(Figure scripts)
────────
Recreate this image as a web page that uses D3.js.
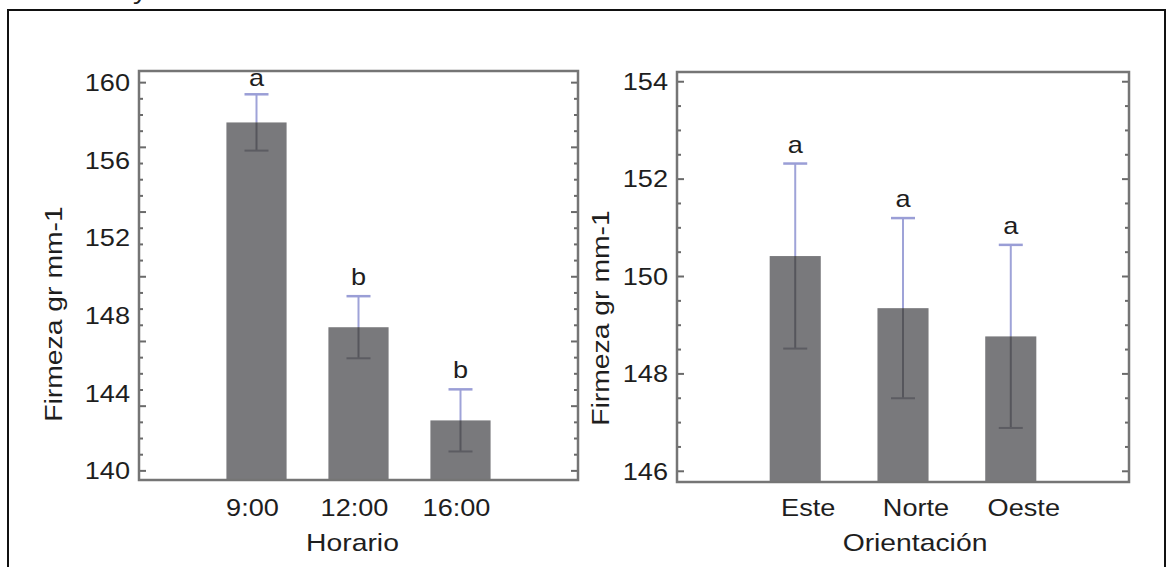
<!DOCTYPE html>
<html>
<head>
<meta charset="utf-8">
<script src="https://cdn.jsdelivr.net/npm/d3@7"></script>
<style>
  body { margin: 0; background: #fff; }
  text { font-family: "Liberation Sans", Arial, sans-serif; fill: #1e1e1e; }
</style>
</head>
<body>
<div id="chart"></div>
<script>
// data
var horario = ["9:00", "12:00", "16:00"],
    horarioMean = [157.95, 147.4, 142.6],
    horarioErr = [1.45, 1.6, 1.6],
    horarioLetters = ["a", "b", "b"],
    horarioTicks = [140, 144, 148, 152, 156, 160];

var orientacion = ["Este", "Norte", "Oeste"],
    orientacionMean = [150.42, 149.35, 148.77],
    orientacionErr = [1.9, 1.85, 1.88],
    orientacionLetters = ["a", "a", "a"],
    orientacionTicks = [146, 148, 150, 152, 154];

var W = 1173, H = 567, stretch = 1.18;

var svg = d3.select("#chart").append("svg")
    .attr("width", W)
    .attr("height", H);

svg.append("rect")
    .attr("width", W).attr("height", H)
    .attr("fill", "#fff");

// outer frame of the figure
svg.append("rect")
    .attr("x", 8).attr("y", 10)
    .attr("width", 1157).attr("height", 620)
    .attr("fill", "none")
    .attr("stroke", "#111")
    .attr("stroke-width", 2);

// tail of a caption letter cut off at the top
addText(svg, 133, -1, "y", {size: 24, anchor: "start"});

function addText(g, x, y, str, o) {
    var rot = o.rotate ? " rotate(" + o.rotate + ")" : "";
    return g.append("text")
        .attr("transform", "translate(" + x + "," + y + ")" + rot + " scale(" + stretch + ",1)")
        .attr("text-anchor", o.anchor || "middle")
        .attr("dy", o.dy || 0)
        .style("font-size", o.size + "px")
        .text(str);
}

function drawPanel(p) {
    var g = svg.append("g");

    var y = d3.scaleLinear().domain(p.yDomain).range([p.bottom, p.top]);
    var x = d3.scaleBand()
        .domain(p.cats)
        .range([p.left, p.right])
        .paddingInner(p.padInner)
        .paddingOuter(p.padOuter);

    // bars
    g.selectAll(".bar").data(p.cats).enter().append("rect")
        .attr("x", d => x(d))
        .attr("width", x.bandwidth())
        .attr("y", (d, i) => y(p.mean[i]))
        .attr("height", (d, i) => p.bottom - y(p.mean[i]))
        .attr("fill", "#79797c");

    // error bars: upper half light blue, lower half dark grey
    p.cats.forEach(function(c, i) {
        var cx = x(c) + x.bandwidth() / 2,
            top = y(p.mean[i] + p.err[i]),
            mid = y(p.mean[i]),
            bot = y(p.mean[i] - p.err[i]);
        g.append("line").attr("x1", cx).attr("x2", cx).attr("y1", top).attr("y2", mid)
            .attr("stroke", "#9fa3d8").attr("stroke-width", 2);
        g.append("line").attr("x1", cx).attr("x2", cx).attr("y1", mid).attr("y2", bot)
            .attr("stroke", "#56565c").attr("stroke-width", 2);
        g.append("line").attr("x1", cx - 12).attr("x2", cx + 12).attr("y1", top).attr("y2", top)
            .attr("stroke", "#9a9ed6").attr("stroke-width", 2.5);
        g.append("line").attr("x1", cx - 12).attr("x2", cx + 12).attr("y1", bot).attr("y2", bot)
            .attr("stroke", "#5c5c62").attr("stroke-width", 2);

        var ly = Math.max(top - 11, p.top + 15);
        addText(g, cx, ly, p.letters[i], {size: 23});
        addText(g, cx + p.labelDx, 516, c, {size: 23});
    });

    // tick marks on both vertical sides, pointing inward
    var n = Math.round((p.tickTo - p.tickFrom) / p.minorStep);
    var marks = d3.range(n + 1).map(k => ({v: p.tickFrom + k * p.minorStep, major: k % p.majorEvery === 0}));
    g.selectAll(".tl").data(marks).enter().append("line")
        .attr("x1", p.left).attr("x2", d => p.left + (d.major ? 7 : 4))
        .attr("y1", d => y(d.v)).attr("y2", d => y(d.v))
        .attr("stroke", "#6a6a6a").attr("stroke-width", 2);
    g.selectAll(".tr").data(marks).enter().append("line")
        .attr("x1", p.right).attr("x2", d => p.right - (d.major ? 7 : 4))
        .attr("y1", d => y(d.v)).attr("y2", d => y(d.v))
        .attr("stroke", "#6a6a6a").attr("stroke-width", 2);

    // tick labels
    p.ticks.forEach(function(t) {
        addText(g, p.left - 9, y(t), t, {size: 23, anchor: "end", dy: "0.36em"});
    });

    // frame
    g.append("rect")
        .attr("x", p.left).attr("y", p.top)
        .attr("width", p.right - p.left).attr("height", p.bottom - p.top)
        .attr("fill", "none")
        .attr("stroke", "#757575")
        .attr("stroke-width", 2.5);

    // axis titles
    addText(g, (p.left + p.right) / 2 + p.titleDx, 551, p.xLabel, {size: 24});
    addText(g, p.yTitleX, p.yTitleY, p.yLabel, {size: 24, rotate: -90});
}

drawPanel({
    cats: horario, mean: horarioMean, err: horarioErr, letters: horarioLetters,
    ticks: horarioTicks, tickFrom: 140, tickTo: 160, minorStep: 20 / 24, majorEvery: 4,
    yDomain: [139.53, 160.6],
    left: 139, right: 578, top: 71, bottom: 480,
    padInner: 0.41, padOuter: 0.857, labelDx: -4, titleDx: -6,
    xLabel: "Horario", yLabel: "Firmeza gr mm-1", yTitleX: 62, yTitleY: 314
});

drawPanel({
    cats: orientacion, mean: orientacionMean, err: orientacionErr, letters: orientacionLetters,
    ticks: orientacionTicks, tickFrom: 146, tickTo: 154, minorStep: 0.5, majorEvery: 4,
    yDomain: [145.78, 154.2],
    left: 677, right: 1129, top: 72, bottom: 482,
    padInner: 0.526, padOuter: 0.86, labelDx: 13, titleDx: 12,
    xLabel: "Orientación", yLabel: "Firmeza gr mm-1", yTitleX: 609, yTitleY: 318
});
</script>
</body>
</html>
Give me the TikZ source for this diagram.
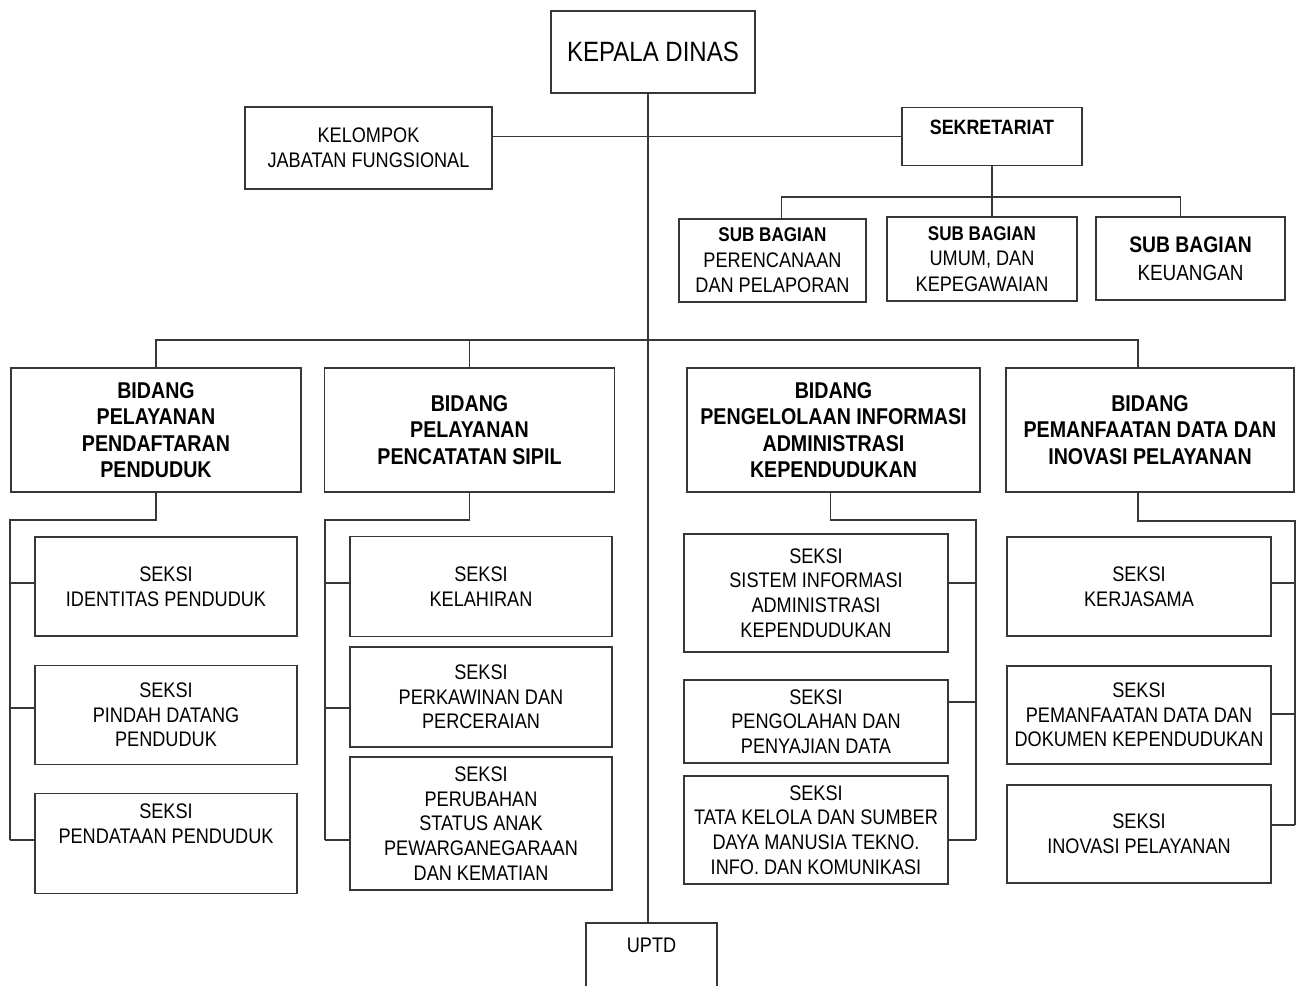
────────
__WHAT IS REQUIRED__
Write out the records above exactly as they appear, leaving out any pictures.

__WRITTEN RESPONSE__
Recreate this image as a web page that uses D3.js.
<!DOCTYPE html>
<html>
<head>
<meta charset="utf-8">
<script src="https://cdn.jsdelivr.net/npm/d3@7"></script>
<style>
  body { margin: 0; background: #fff; }
  text { font-family: "Liberation Sans", Arial, sans-serif; fill: #1e1e1e; }
</style>
</head>
<body>
<div id="chart"></div>
<script>
// data
var horario = ["9:00", "12:00", "16:00"],
    horarioMean = [157.95, 147.4, 142.6],
    horarioErr = [1.45, 1.6, 1.6],
    horarioLetters = ["a", "b", "b"],
    horarioTicks = [140, 144, 148, 152, 156, 160];

var orientacion = ["Este", "Norte", "Oeste"],
    orientacionMean = [150.42, 149.35, 148.77],
    orientacionErr = [1.9, 1.85, 1.88],
    orientacionLetters = ["a", "a", "a"],
    orientacionTicks = [146, 148, 150, 152, 154];

var W = 1173, H = 567, stretch = 1.18;

var svg = d3.select("#chart").append("svg")
    .attr("width", W)
    .attr("height", H);

svg.append("rect")
    .attr("width", W).attr("height", H)
    .attr("fill", "#fff");

// outer frame of the figure
svg.append("rect")
    .attr("x", 8).attr("y", 10)
    .attr("width", 1157).attr("height", 620)
    .attr("fill", "none")
    .attr("stroke", "#111")
    .attr("stroke-width", 2);

// tail of a caption letter cut off at the top
addText(svg, 133, -1, "y", {size: 24, anchor: "start"});

function addText(g, x, y, str, o) {
    var rot = o.rotate ? " rotate(" + o.rotate + ")" : "";
    return g.append("text")
        .attr("transform", "translate(" + x + "," + y + ")" + rot + " scale(" + stretch + ",1)")
        .attr("text-anchor", o.anchor || "middle")
        .attr("dy", o.dy || 0)
        .style("font-size", o.size + "px")
        .text(str);
}

function drawPanel(p) {
    var g = svg.append("g");

    var y = d3.scaleLinear().domain(p.yDomain).range([p.bottom, p.top]);
    var x = d3.scaleBand()
        .domain(p.cats)
        .range([p.left, p.right])
        .paddingInner(p.padInner)
        .paddingOuter(p.padOuter);

    // bars
    g.selectAll(".bar").data(p.cats).enter().append("rect")
        .attr("x", d => x(d))
        .attr("width", x.bandwidth())
        .attr("y", (d, i) => y(p.mean[i]))
        .attr("height", (d, i) => p.bottom - y(p.mean[i]))
        .attr("fill", "#79797c");

    // error bars: upper half light blue, lower half dark grey
    p.cats.forEach(function(c, i) {
        var cx = x(c) + x.bandwidth() / 2,
            top = y(p.mean[i] + p.err[i]),
            mid = y(p.mean[i]),
            bot = y(p.mean[i] - p.err[i]);
        g.append("line").attr("x1", cx).attr("x2", cx).attr("y1", top).attr("y2", mid)
            .attr("stroke", "#9fa3d8").attr("stroke-width", 2);
        g.append("line").attr("x1", cx).attr("x2", cx).attr("y1", mid).attr("y2", bot)
            .attr("stroke", "#56565c").attr("stroke-width", 2);
        g.append("line").attr("x1", cx - 12).attr("x2", cx + 12).attr("y1", top).attr("y2", top)
            .attr("stroke", "#9a9ed6").attr("stroke-width", 2.5);
        g.append("line").attr("x1", cx - 12).attr("x2", cx + 12).attr("y1", bot).attr("y2", bot)
            .attr("stroke", "#5c5c62").attr("stroke-width", 2);

        var ly = Math.max(top - 11, p.top + 15);
        addText(g, cx, ly, p.letters[i], {size: 23});
        addText(g, cx + p.labelDx, 516, c, {size: 23});
    });

    // tick marks on both vertical sides, pointing inward
    var n = Math.round((p.tickTo - p.tickFrom) / p.minorStep);
    var marks = d3.range(n + 1).map(k => ({v: p.tickFrom + k * p.minorStep, major: k % p.majorEvery === 0}));
    g.selectAll(".tl").data(marks).enter().append("line")
        .attr("x1", p.left).attr("x2", d => p.left + (d.major ? 7 : 4))
        .attr("y1", d => y(d.v)).attr("y2", d => y(d.v))
        .attr("stroke", "#6a6a6a").attr("stroke-width", 2);
    g.selectAll(".tr").data(marks).enter().append("line")
        .attr("x1", p.right).attr("x2", d => p.right - (d.major ? 7 : 4))
        .attr("y1", d => y(d.v)).attr("y2", d => y(d.v))
        .attr("stroke", "#6a6a6a").attr("stroke-width", 2);

    // tick labels
    p.ticks.forEach(function(t) {
        addText(g, p.left - 9, y(t), t, {size: 23, anchor: "end", dy: "0.36em"});
    });

    // frame
    g.append("rect")
        .attr("x", p.left).attr("y", p.top)
        .attr("width", p.right - p.left).attr("height", p.bottom - p.top)
        .attr("fill", "none")
        .attr("stroke", "#757575")
        .attr("stroke-width", 2.5);

    // axis titles
    addText(g, (p.left + p.right) / 2 + p.titleDx, 551, p.xLabel, {size: 24});
    addText(g, p.yTitleX, p.yTitleY, p.yLabel, {size: 24, rotate: -90});
}

drawPanel({
    cats: horario, mean: horarioMean, err: horarioErr, letters: horarioLetters,
    ticks: horarioTicks, tickFrom: 140, tickTo: 160, minorStep: 20 / 24, majorEvery: 4,
    yDomain: [139.53, 160.6],
    left: 139, right: 578, top: 71, bottom: 480,
    padInner: 0.41, padOuter: 0.857, labelDx: -4, titleDx: -6,
    xLabel: "Horario", yLabel: "Firmeza gr mm-1", yTitleX: 62, yTitleY: 314
});

drawPanel({
    cats: orientacion, mean: orientacionMean, err: orientacionErr, letters: orientacionLetters,
    ticks: orientacionTicks, tickFrom: 146, tickTo: 154, minorStep: 0.5, majorEvery: 4,
    yDomain: [145.78, 154.2],
    left: 677, right: 1129, top: 72, bottom: 482,
    padInner: 0.526, padOuter: 0.86, labelDx: 13, titleDx: 12,
    xLabel: "Orientación", yLabel: "Firmeza gr mm-1", yTitleX: 609, yTitleY: 318
});
</script>
</body>
</html>
Give me the TikZ source for this diagram.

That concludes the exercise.